::: SUPPLIED INFORMATION

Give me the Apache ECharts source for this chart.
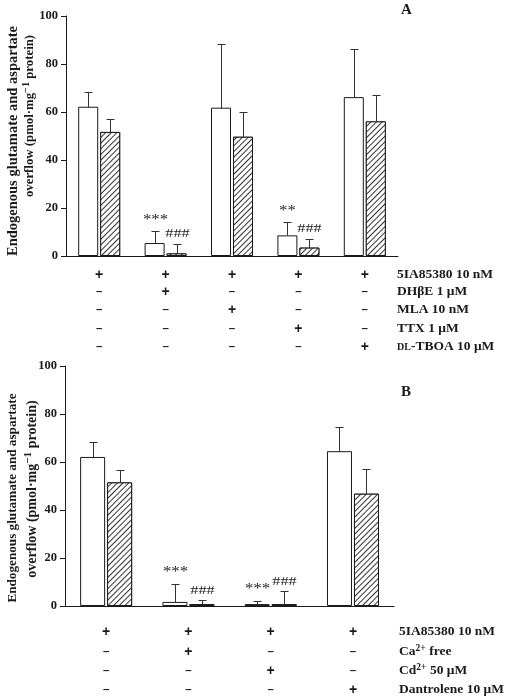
<!DOCTYPE html>
<html><head><meta charset="utf-8">
<script src="https://cdn.jsdelivr.net/npm/echarts@6/dist/echarts.min.js"></script>
<style>html,body{margin:0;padding:0;background:#fff}#c{width:505px;height:700px}</style>
</head><body><div id="c"></div>
<script>
// ---------- Panel A data ----------
const groupsA = ['ctrl', 'dhbe', 'mla', 'ttx', 'tboa'];
const glutA = [62.2, 5.4, 61.8, 8.6, 66.2];
const glutErrA = [6.3, 5.1, 26.7, 5.7, 19.9];
const aspA = [51.7, 1.1, 49.7, 3.5, 56.1];
const aspErrA = [5.3, 3.8, 10.4, 3.5, 10.9];
const glutSigA = ['', '***', '', '**', ''];
const aspSigA = ['', '###', '', '###', ''];
const rowLabelsA = ['5IA85380 10 nM', 'DHβE 1 μM', 'MLA 10 nM', 'TTX 1 μM', '{sc|DL}-TBOA 10 μM'];
const rowsA = [
  ['+', '+', '+', '+', '+'],
  ['–', '+', '–', '–', '–'],
  ['–', '–', '+', '–', '–'],
  ['–', '–', '–', '+', '–'],
  ['–', '–', '–', '–', '+']
];
// ---------- Panel B data ----------
const groupsB = ['ctrl', 'cafree', 'cd', 'dant'];
const glutB = [62.1, 1.7, 0.8, 64.5];
const glutErrB = [6.2, 7.3, 1.3, 10.1];
const aspB = [51.5, 0.8, 0.8, 46.8];
const aspErrB = [5.3, 1.6, 5.5, 10.2];
const glutSigB = ['', '***', '***', ''];
const aspSigB = ['', '###', '###', ''];
const rowLabelsB = ['5IA85380 10 nM', 'Ca{sup|2+} free', 'Cd{sup|2+} 50 μM', 'Dantrolene 10 μM'];
const rowsB = [
  ['+', '+', '+', '+'],
  ['–', '+', '–', '–'],
  ['–', '–', '+', '–'],
  ['–', '–', '–', '+']
];
const yTicks = [0, 20, 40, 60, 80, 100];

const SERIF = '"Liberation Serif", "Times New Roman", serif';
const SANS = '"Liberation Sans", Arial, sans-serif';
const INK = '#1a1a1a';

const chart = echarts.init(document.getElementById('c'));

const rowOffsetsA = [19, 36, 54, 73, 91];
const rowOffsetsB = [26, 46, 65, 84];

function rowAxes(gridIndex, cats, rows, labels, offsets, nameGap) {
  return rows.map((row, r) => ({
    type: 'category', gridIndex, data: cats, position: 'bottom', offset: offsets[r],
    axisLine: { show: false }, axisTick: { show: false }, splitLine: { show: false },
    axisLabel: {
      interval: 0, margin: 0, verticalAlign: 'middle',
      formatter: (v, i) => row[i] === '+' ? '{p|+}' : '{m|–}',
      rich: {
        p: { fontFamily: SANS, fontWeight: 'bold', fontSize: 14, color: INK },
        m: { fontFamily: SANS, fontWeight: 'bold', fontSize: 11.5, color: INK }
      }
    },
    name: labels[r], nameLocation: 'end', nameGap,
    nameTextStyle: {
      align: 'left', verticalAlign: 'middle', fontFamily: SERIF, fontWeight: 'bold',
      fontSize: 13.5, color: INK,
      rich: {
        sc: { fontFamily: SERIF, fontWeight: 'bold', fontSize: 10, color: INK },
        sup: { fontFamily: SERIF, fontWeight: 'bold', fontSize: 9.5, color: INK, verticalAlign: 'top', padding: [0, 0, 6, 0] }
      }
    }
  }));
}

function mainX(gridIndex, cats) {
  return {
    type: 'category', gridIndex, data: cats,
    axisLine: { show: true, lineStyle: { color: INK, width: 1 } },
    axisTick: { show: false }, axisLabel: { show: false }, splitLine: { show: false }
  };
}
function mainY(gridIndex) {
  return {
    type: 'value', gridIndex, min: yTicks[0], max: yTicks[yTicks.length - 1], interval: yTicks[1] - yTicks[0],
    axisLine: { show: true, lineStyle: { color: INK, width: 1 } },
    axisTick: { show: true, inside: false, length: 5, lineStyle: { color: INK } },
    splitLine: { show: false },
    axisLabel: { margin: 8, fontFamily: SERIF, fontWeight: 'bold', fontSize: 12.5, color: INK }
  };
}

const hatch = {
  symbol: 'rect', symbolSize: 1, color: '#333', backgroundColor: '#fff',
  dashArrayX: [1, 0], dashArrayY: [1, 3], rotation: -Math.PI / 4
};

function barSeries(xi, yi, vals, hatched, w, gap) {
  return {
    type: 'bar', xAxisIndex: xi, yAxisIndex: yi, data: vals, barWidth: w, barGap: gap,
    itemStyle: Object.assign({ color: '#fff', borderColor: INK, borderWidth: 1 }, hatched ? { decal: hatch } : {}),
    silent: true, animation: false
  };
}

function errSeries(xi, yi, vals, errs, sig, side, w, gap, sigLift) {
  return {
    type: 'custom', xAxisIndex: xi, yAxisIndex: yi, z: 5, silent: true, animation: false,
    data: vals.map((v, i) => [i, v + errs[i]]),
    renderItem(params, api) {
      const i = params.dataIndex;
      const base = api.coord([i, vals[i]]);
      const top = api.coord([i, vals[i] + errs[i]]);
      const x = Math.round(base[0] + side * (w + gap) / 2) + 0.5;
      const yb = Math.round(base[1]) + 0.5;
      const yt = Math.round(top[1]) + 0.5;
      const cw = 4;
      const children = [
        { type: 'line', shape: { x1: x, y1: yb, x2: x, y2: yt }, style: { stroke: '#333', lineWidth: 1 } },
        { type: 'line', shape: { x1: x - cw, y1: yt, x2: x + cw, y2: yt }, style: { stroke: '#333', lineWidth: 1 } }
      ];
      if (sig[i]) {
        const star = sig[i].charAt(0) === '*';
        children.push({
          type: 'text', x: x, y: yt - sigLift + (star ? 2 : 0), scaleX: star ? 1.2 : 1.3,
          style: { text: sig[i], fontFamily: SERIF, fontSize: star ? 14 : 12.5, fill: INK, align: 'center', verticalAlign: 'middle' }
        });
      }
      return { type: 'group', children };
    }
  };
}

function yTitle(x1, y1, x2, y2, f1, f2) {
  return [
    { type: 'text', x: x1, y: y1, rotation: Math.PI / 2,
      style: { text: 'Endogenous glutamate and aspartate', fontFamily: SERIF, fontWeight: 'bold', fontSize: f1, fill: INK, align: 'center', verticalAlign: 'middle' } },
    { type: 'text', x: x2, y: y2, rotation: Math.PI / 2,
      style: { text: 'overflow (pmol·mg{sup|−1} protein)', fontFamily: SERIF, fontWeight: 'bold', fontSize: f2, fill: INK, align: 'center', verticalAlign: 'middle',
        rich: { sup: { fontFamily: SERIF, fontWeight: 'bold', fontSize: f2 * 0.8, fill: INK, verticalAlign: 'top', padding: [0, 0, 7, 0] } } } }
  ];
}

const xAxes = [mainX(0, groupsA)]
  .concat(rowAxes(0, groupsA, rowsA, rowLabelsA, rowOffsetsA, -1))
  .concat([mainX(1, groupsB)])
  .concat(rowAxes(1, groupsB, rowsB, rowLabelsB, rowOffsetsB, 5));
const xB = 1 + rowsA.length; // index of panel B main x axis

const option = {
  animation: false,
  backgroundColor: '#fff',
  title: [
    { text: 'A', left: 401, top: 3, padding: 0, textStyle: { fontFamily: SERIF, fontSize: 15, fontWeight: 'bold', color: INK } },
    { text: 'B', left: 401, top: 385, padding: 0, textStyle: { fontFamily: SERIF, fontSize: 15, fontWeight: 'bold', color: INK } }
  ],
  grid: [
    { left: 66, top: 16, width: 332, height: 240 },
    { left: 65, top: 366, width: 335, height: 240 }
  ],
  xAxis: xAxes,
  yAxis: [mainY(0), mainY(1)],
  graphic: yTitle(13, 141, 30, 116, 14.5, 12.8).concat(yTitle(13, 498, 32, 489, 13.2, 14)),
  series: [
    barSeries(0, 0, glutA, false, 20, '10%'),
    barSeries(0, 0, aspA, true, 20, '10%'),
    errSeries(0, 0, glutA, glutErrA, glutSigA, -1, 20, 2, 13),
    errSeries(0, 0, aspA, aspErrA, aspSigA, 1, 20, 2, 11),
    barSeries(xB, 1, glutB, false, 25, '8%'),
    barSeries(xB, 1, aspB, true, 25, '8%'),
    errSeries(xB, 1, glutB, glutErrB, glutSigB, -1, 25, 2, 14),
    errSeries(xB, 1, aspB, aspErrB, aspSigB, 1, 25, 2, 10)
  ]
};
chart.setOption(option);
</script>
</body></html>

::::::

WORK TO DO: Please reproduce the listing exactly from its opening line through the line that contains "const yTicks = [0, 20, 40, 60, 80, 100];", both included, with all pictures omitted.

FINAL RESULT:
Give me the Apache ECharts source for this chart.
<!DOCTYPE html>
<html><head><meta charset="utf-8">
<script src="https://cdn.jsdelivr.net/npm/echarts@6/dist/echarts.min.js"></script>
<style>html,body{margin:0;padding:0;background:#fff}#c{width:505px;height:700px}</style>
</head><body><div id="c"></div>
<script>
// ---------- Panel A data ----------
const groupsA = ['ctrl', 'dhbe', 'mla', 'ttx', 'tboa'];
const glutA = [62.2, 5.4, 61.8, 8.6, 66.2];
const glutErrA = [6.3, 5.1, 26.7, 5.7, 19.9];
const aspA = [51.7, 1.1, 49.7, 3.5, 56.1];
const aspErrA = [5.3, 3.8, 10.4, 3.5, 10.9];
const glutSigA = ['', '***', '', '**', ''];
const aspSigA = ['', '###', '', '###', ''];
const rowLabelsA = ['5IA85380 10 nM', 'DHβE 1 μM', 'MLA 10 nM', 'TTX 1 μM', '{sc|DL}-TBOA 10 μM'];
const rowsA = [
  ['+', '+', '+', '+', '+'],
  ['–', '+', '–', '–', '–'],
  ['–', '–', '+', '–', '–'],
  ['–', '–', '–', '+', '–'],
  ['–', '–', '–', '–', '+']
];
// ---------- Panel B data ----------
const groupsB = ['ctrl', 'cafree', 'cd', 'dant'];
const glutB = [62.1, 1.7, 0.8, 64.5];
const glutErrB = [6.2, 7.3, 1.3, 10.1];
const aspB = [51.5, 0.8, 0.8, 46.8];
const aspErrB = [5.3, 1.6, 5.5, 10.2];
const glutSigB = ['', '***', '***', ''];
const aspSigB = ['', '###', '###', ''];
const rowLabelsB = ['5IA85380 10 nM', 'Ca{sup|2+} free', 'Cd{sup|2+} 50 μM', 'Dantrolene 10 μM'];
const rowsB = [
  ['+', '+', '+', '+'],
  ['–', '+', '–', '–'],
  ['–', '–', '+', '–'],
  ['–', '–', '–', '+']
];
const yTicks = [0, 20, 40, 60, 80, 100];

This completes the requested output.